# Band length



## longwolf (Apr 23, 2020)

Hello everyone,

This is my 1st post here.

I've just made my 1st slingshot and managed to find a small length of Thera-Band gold. I don't want to mess it up!

I used George Sprague's calculator to find the length for my bands.

Can anyone tell me if i need to add more length to the calculation for tying off to the sling and pouch?

Thanks!


----------



## flipgun (Nov 14, 2012)

I was never sure if Joergs calculator was set up in inches (probably not) or centimetres. They always seemed too long to me. The basic formula is your draw length divided by 5 though some folks like 6. I have a 32" draw to the cheek. My bands can be a relaxed active length (distance between the pouch tie and the fork) of 5-6:. Add an inch for tying.


----------



## longwolf (Apr 23, 2020)

Thanks for the correct spelling of Joergs name.

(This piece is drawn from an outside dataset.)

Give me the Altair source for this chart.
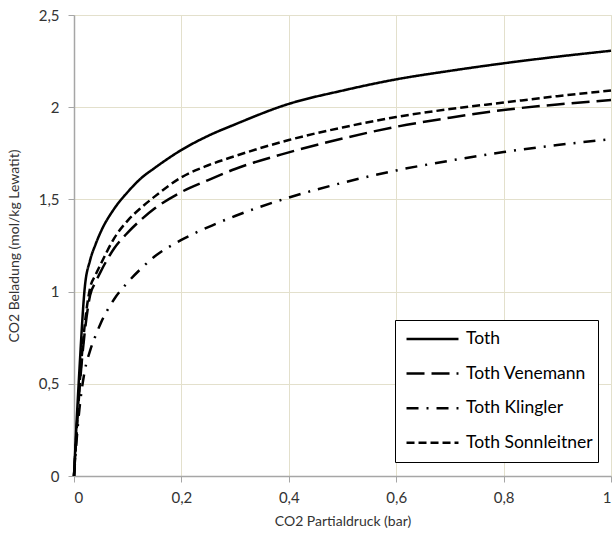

I'm building a monster to fling arrows that weigh just under 40 grams.
The calculator is in centimeters but i did conversions.
It said to use 3 sets of gold 7 3/4" long with a 3/4" to 1 1/2" taper.
My draw length is about the same as yours.


----------



## mattwalt (Jan 5, 2017)

I shoot around 32" - use a 200-210mm active length... usually...


----------